GPU resource management¶
Veeksha includes a resource manager for multi-GPU systems:
Auto-assignment
server:
type: vllm
tensor_parallel_size: 4
gpu_ids: null # Auto-assign 4 GPUs
require_contiguous_gpus: true
The resource manager finds 4 contiguous available GPUs.
Explicit assignment
server:
type: sglang
tensor_parallel_size: 2
gpu_ids: [2, 3] # Use GPUs 2 and 3 specifically
Non-contiguous GPUs (when supported)
server:
type: vllm
tensor_parallel_size: 2
cpu_ids: [0, 2] # Use GPUs 0 and 2
require_contiguous_gpus: false
Server logs¶
Server stdout/stderr are written to the benchmark output directory:
benchmark_output/09:01:2026-10:30:00-abc123/
├── server_logs_vajra_localhost_30003_20260109-110406.log
└── ...
This is useful for debugging server issues.

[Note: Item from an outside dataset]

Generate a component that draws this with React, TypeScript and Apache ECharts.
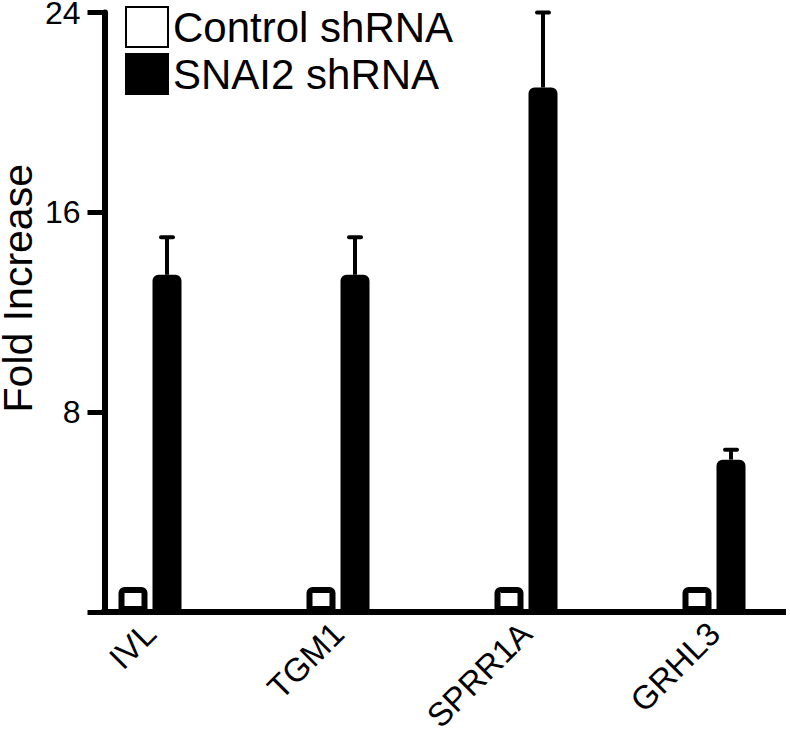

Example: Full managed benchmark¶
# managed_benchmark.veeksha.yml
seed: 42
output_dir: benchmark_output
server:
type: sglang
env_path: ~/envs/sglang
model: meta-llama/Llama-3-8B-Instruct
host: localhost
port: 30000
tensor_parallel_size: 1
max_model_len: 8192
startup_timeout: 300
client:
type: openai_chat_completions
request_timeout: 120
max_tokens_param: max_tokens
min_tokens_param: min_tokens
traffic_scheduler:
type: rate
interval_generator:
type: poisson
arrival_rate: 10.0
session_generator:
type: synthetic
session_graph:
type: linear
inherit_history: true
channels:
- type: text
body_length_generator:
type: uniform
min: 100
max: 500
output_spec:
text:
output_length_generator:
type: uniform
min: 100
max: 300
runtime:
benchmark_timeout: 60
max_sessions: -1
evaluators:
- type: performance
target_channels: ["text"]
Example: Comparing servers¶
Create a base config and run with different servers:
# base_config.yml
session_generator:
type: synthetic
session_graph:
type: linear
channels:
- type: text
body_length_generator:
type: fixed
value: 512
output_spec:
text:
output_length_generator:
type: fixed
value: 256
traffic_scheduler:
type: concurrent
target_concurrent_sessions: 8
rampup_seconds: 5
runtime:
benchmark_timeout: 120
# Run with vLLM
uvx veeksha benchmark \
--config base_config.yml \
--server.type vllm \
--server.env_path vllm_env \
--server.model meta-llama/Llama-3.2-1B-Instruct \
--output_dir results/vllm
# Run with SGLang
uvx veeksha benchmark \
--config base_config.yml \
--server.type sglang \
--server.env_path sglang_env \
--server.model meta-llama/Llama-3-8B-Instruct \
--output_dir results/sglang